Qualité de l'air : les particules fines "les plus dangereuses pour la santé" passent "complètement en dehors des radars", regrette l'association Respire
Les particules fines PM 2,5 sont "les plus dangereuses pour la santé", mais elles passent "complètement en dehors des radars aujourd'hui en France", a regretté mardi 14 février sur franceinfo Tony Renucci. Le directeur de l'association Respire est revenu en détail sur l'épisode de pollution de l'air qui touche une bonne partie de la France en ce début de semaine.
franceinfo: Quels comportements adopter lors d'un pic de pollution ?
Tony Renucci: Il faut éviter de prendre la voiture ou si on doit la prendre qu'on puisse rouler en véhicule à faible émission, en véhicule électrique. Et puis prendre les transports en commun, privilégier le vélo. Quant au chauffage, c'est vrai que c'est un peu plus compliqué quand il fait froid. Mais au moins pouvoir éviter le chauffage d'agrément, le chauffage d'appoint, surtout si c'est du chauffage au bois. Enfin, il faut vraiment éviter de faire du sport en plein air parce qu'on aspire jusqu'à dix fois plus de polluants.
Faudrait-il intensifier les contrôles dans les zones à faibles émissions (ZFE)?
Aujourd'hui, on ne sait pas si les ZFE sont pleinement efficaces tel qu'elles sont appliquées en France puisqu'il n'y a pas de contrôle. Il n'y a pas de vidéo verbalisation. Mais le débat est plus large que simplement les contrôles. C'est la mesure même qu'il faut aussi faire évoluer. C'est une idée intéressante, mais on sait aussi qu'il y a quelques lacunes qui sont intrinsèques. On ne peut pas seulement dire que les véhicules les plus anciens sont les plus polluants. ll y a aussi la question de l'usage et du type de véhicule qu'on autorise en Crit’Air 1. Aujourd'hui, il y a des manquements, notamment par rapport aux SUV qui sont aussi polluants en centre-ville. Il y a des personnes qui roulent avec tous les jours. C'est malheureusement un peu un angle mort des ZFE.

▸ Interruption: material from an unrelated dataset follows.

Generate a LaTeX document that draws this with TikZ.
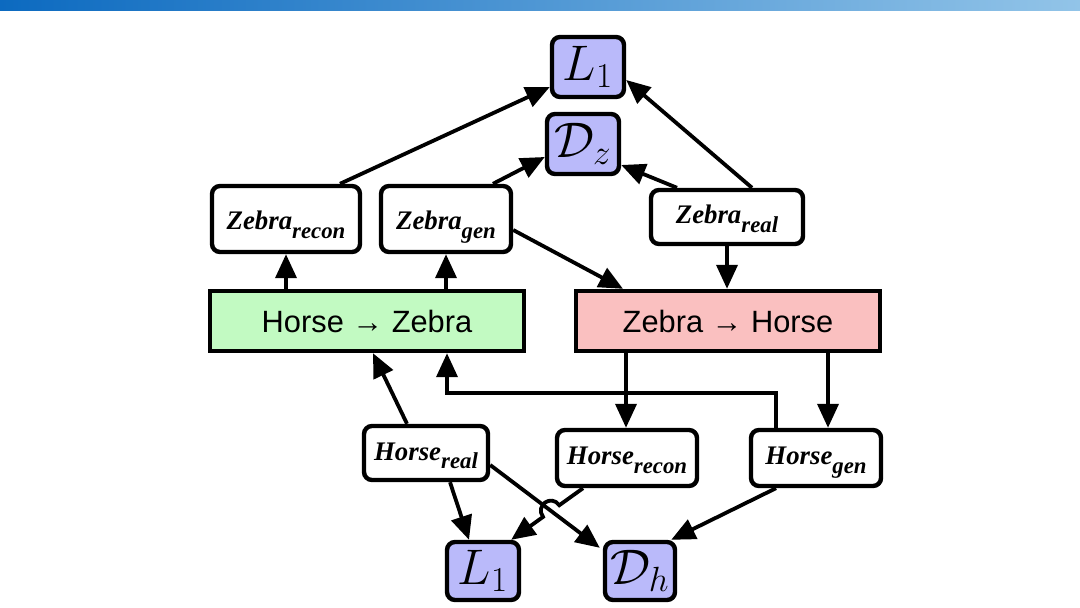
\RequirePackage{fix-cm}
\documentclass[tikz,border=0pt]{standalone}
\usepackage[no-math]{fontspec}
\setmainfont{Liberation Serif}
\newfontfamily\sansf{Liberation Sans}
\usetikzlibrary{arrows.meta,calc}

\definecolor{barleft}{RGB}{12,106,192}
\definecolor{barright}{RGB}{146,196,232}
\definecolor{lossblue}{RGB}{186,186,250}
\definecolor{gengreen}{RGB}{194,250,194}
\definecolor{genred}{RGB}{250,192,192}

\tikzset{
    imgbox/.style={draw, line width=2.2pt, rounded corners=4pt, fill=white, inner sep=0pt,
        text height=7pt, text depth=0pt, font=\fontsize{13.4}{15}\selectfont\bfseries\itshape},
    lossbox/.style={draw, line width=2.2pt, rounded corners=4pt, fill=lossblue, inner sep=0pt,
        font=\fontsize{25}{30}\selectfont},
    genbox/.style={draw, line width=2.2pt, inner sep=0pt, font=\sansf\fontsize{15.4}{18}\selectfont},
    arr/.style={-{Triangle[length=12pt,width=10.5pt]}, line width=1.9pt},
}
\newcommand{\img}[2]{#1\smash{\raisebox{-4.3pt}{\fontsize{11.4}{12}\selectfont #2}}}

\begin{document}
\begin{tikzpicture}[x=0.5pt, y=-0.5pt]
            \useasboundingbox (0, 0) rectangle (1080, 608);
            \shade[left color=barleft, right color=barright] (0, 0) rectangle (1080, 11);

            % losses
            \node[lossbox, minimum width=36pt, minimum height=30pt] (l1t) at (588, 67) {$L_1$};
            \node[lossbox, minimum width=36pt, minimum height=30pt] (dz) at (583, 144) {$\mathcal{D}_z$};
            \node[lossbox, minimum width=36pt, minimum height=29pt] (l1b) at (483, 571) {$L_1$};
            \node[lossbox, minimum width=35pt, minimum height=29pt] (dh) at (640, 571) {$\mathcal{D}_h$};

            % images
            \node[imgbox, minimum width=74pt, minimum height=33pt, text height=11pt] (zrecon) at (286, 219) {\img{Zebra}{recon}};
            \node[imgbox, minimum width=65pt, minimum height=33pt, text height=11pt] (zgen) at (446, 219) {\img{Zebra}{gen}};
            \node[imgbox, minimum width=76pt, minimum height=27pt] (zreal) at (727, 217) {\img{Zebra}{real}};
            \node[imgbox, minimum width=62pt, minimum height=27pt] (hreal) at (426, 453) {\img{Horse}{real}};
            \node[imgbox, minimum width=70pt, minimum height=28pt] (hrecon) at (627, 458) {\img{Horse}{recon}};
            \node[imgbox, minimum width=65pt, minimum height=28pt] (hgen) at (816, 458) {\img{Horse}{gen}};

            % generators
            \node[genbox, fill=gengreen, minimum width=157pt, minimum height=30pt] (hz) at (367, 321) {Horse → Zebra};
            \node[genbox, fill=genred, minimum width=152pt, minimum height=30pt] (zh) at (728, 321) {Zebra → Horse};

            % zebra side
            \draw[arr] ($(zrecon.north)+(54, 0)$) -- ($(l1t.west)+(0, 20)$);
            \draw[arr] ($(zgen.north)+(47, 0)$) -- ($(dz.west)+(0, 13)$);
            \draw[arr] ($(zreal.north)+(25, 0)$) -- ($(l1t.east)+(0, 13)$);
            \draw[arr] ($(zreal.north)+(-50, 0)$) -- ($(dz.east)+(0, 21)$);
            \draw[arr] (zreal.south) -- (zreal.south |- zh.north);
            \draw[arr] ($(zgen.east)+(0, 11)$) -- ($(zh.north)+(-105, 0)$);
            \draw[arr] (hz.north -| zrecon.south) -- (zrecon.south);
            \draw[arr] (hz.north -| zgen.south) -- (zgen.south);

            % horse side
            \draw[arr] ($(hreal.north)+(-19, 0)$) -- ($(hz.south)+(6, 0)$);
            \draw[arr] ($(hgen.north)+(-40, 0)$) |- ($(hz.south)+(80, 40)$) -- ($(hz.south)+(80, 0)$);
            \draw[arr] ($(zh.south)+(-102, 0)$) -- ($(hrecon.north)+(-1, 0)$);
            \draw[arr] ($(zh.south)+(100, 0)$) -- ($(hgen.north)+(12, 0)$);
            \draw[arr] ($(hreal.south)+(24, 0)$) -- ($(l1b.north)+(-14, 0)$);
            \draw[arr] ($(hgen.south)+(-40, 0)$) -- ($(dh.north east)+(-6, 0)$);

            % crossing with a hop
            \coordinate (rc1) at ($(hrecon.south)+(-44, 0)$);
            \coordinate (rc2) at ($(l1b.north east)+(-10, 0)$);
            \coordinate (rd1) at ($(hreal.east)+(0, 12)$);
            \coordinate (rd2) at ($(dh.north west)+(-3, 8)$);
            \coordinate (X) at (intersection of rc1--rc2 and rd1--rd2);
            \coordinate (ha) at ($(X)!5pt!(rc1)$);
            \coordinate (hb) at ($(X)!5pt!(rc2)$);
            \draw[arr] (rd1) -- (rd2);
            \draw[arr] (rc1) -- (ha) .. controls ($(ha)!7pt!-90:(X)$) and ($(hb)!7pt!90:(X)$) .. (hb) -- (rc2);
        \end{tikzpicture}
\end{document}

Que faudrait-il faire de plus ?
Sur les pics de pollution, il y a de vrais manquements en France. Aujourd'hui, la réglementation n’observe des pics que sur les particules PM10. Tout le monde dit "particules fines", mais ce ne sont pas des particules fines. Les particules fines sont les PM 2,5 qui sont les plus dangereuses pour la santé. On passe complètement en dehors des radars aujourd'hui en France. Il y a eu un gros pic de pollution fin novembre, début décembre. On n'a rien vu. Il n'y a eu aucune mesure qui a été prise. Derrière, qu'est-ce qui se passe ? On a eu de gros pics de grippe, de bronchiolite, de Covid. On le sait que c'est directement lié. Il y a une étude de Jean-Baptiste Renard du CNRS en 2022 qui montre bien que quand il y a un pic de pollution derrière, on a une montée des cas de Covid et des infections. Maintenant, il faut changer la loi. Il faut vraiment observer les pics à partir des particules fines PM 2,5. Il faut qu'on ait des mesures automatiques qui s'appliquent, y compris des obligations, des restrictions. Il est peut-être temps aussi en France de sortir de ce tabou du chauffage au bois et d'aller vers d'autres alternatives.
La baisse de la vitesse sur les routes en cas de pic de pollution, c'est une mesure efficace ?
Ce n'est pas suffisant. Je ne peux pas dire que ce n'est pas efficace, mais la vitesse parfois est un faux débat. On va par exemple plus polluer si on s'arrête, si on redémarre, si on s'arrête. Si on roule tranquillement à une vitesse soutenue sur de grands axes où il y a peu d'habitation à côté, ce n’est pas vraiment le même débat. Je ne peux pas dire que c'est une mauvaise chose, mais dans ce cas, il fallait plutôt mettre en place la circulation différenciée si vous voulez avoir un réel impact. Il y a aussi la question du chauffage, notamment du chauffage au bois, sur laquelle on a que des recommandations et aucune obligation. C'est encore une lacune de la procédure actuelle.
Prend-on suffisamment cette question au sérieux en France ?
On a progressé et je l'ai vu au fil des années. Il y a une vraie progression, y compris dans le discours politique. Maintenant, tous les candidats, que ce soit à la présidentielle ou aux législatives, parlent de qualité de l'air. Les acteurs publics, y compris le gouvernement, ont aussi fait évoluer leur discours. La difficulté maintenant, c'est d'appliquer les mesures. On connaît les sources d'émissions, mais il faut qu'on applique les mesures pour réduire ces sources d'émission. C'est difficile socialement, mais il faut qu'on prenne notre courage à deux mains, sinon on continuera à avoir des conséquences sanitaires graves.